What is the Diffraction-Limited Object Size at 25 cm?

[dancergirlie]

Homework Statement

What is the diffraction-limited object size (at 25 cm) imposed by the numerical aperture of the eye (if the eye is a diffraction-limited optic)? Use 4mm for the iris diameter and 550 nm for the wavelength.

Homework Equations

Rayleigh criterion states: for angular resolution, theta:
sin(theta)=1.22(wavelength)/Diameter

The Attempt at a Solution

I can solve for the angular resolution, which I got as 1.6775E-4. However, I don't know how to solve for the object size from that.
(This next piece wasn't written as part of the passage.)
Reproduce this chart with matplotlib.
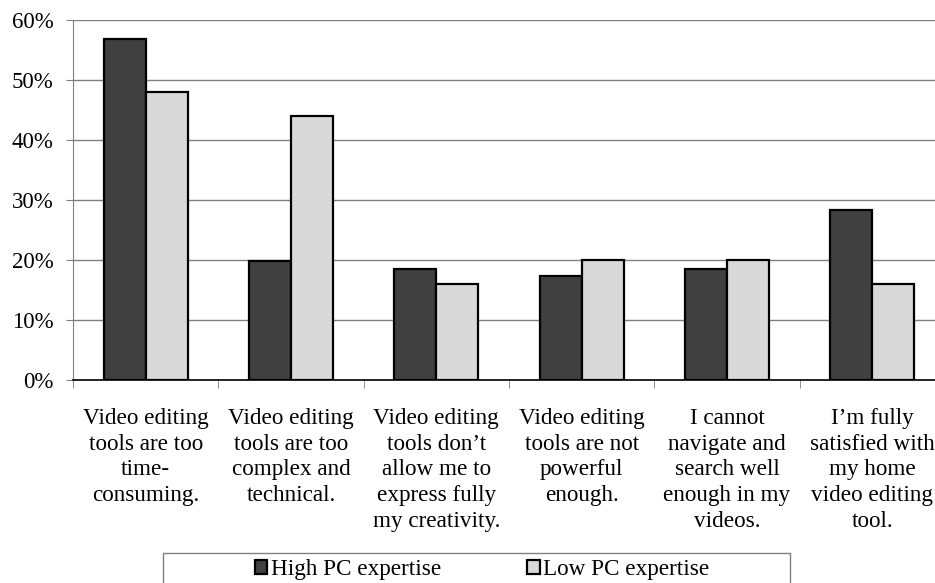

Any help would be great!

 

[NobodySpecial]

if you have an angle and a distance - you can get the size.
Picture it as a narrow triangle of rays going from your eye to a distance of 25cm.
- draw a diagram.

Hint. if the angle is small and in radians then it's even easier

 

[dancergirlie]

would I have to take the half-angle of that in order to make a right triangle, or is the angle that I solved for before? If I do have to take the half angle, would I have to multiply the object size by 2?

 

[NobodySpecial]

Yes the formula you have is for the half angle.
The diffraction limit (in radians) is approx 2 * wavelength / diameter

You should also learn somethign about the sin() of small angles in radians,

 

[dancergirlie]

wouldn't that have to be tangent and not sin. Yes, I know about paraxial approximation where tantheta and sintheta would be approximately theta. So, I would take 2*25E-2m*(theta)?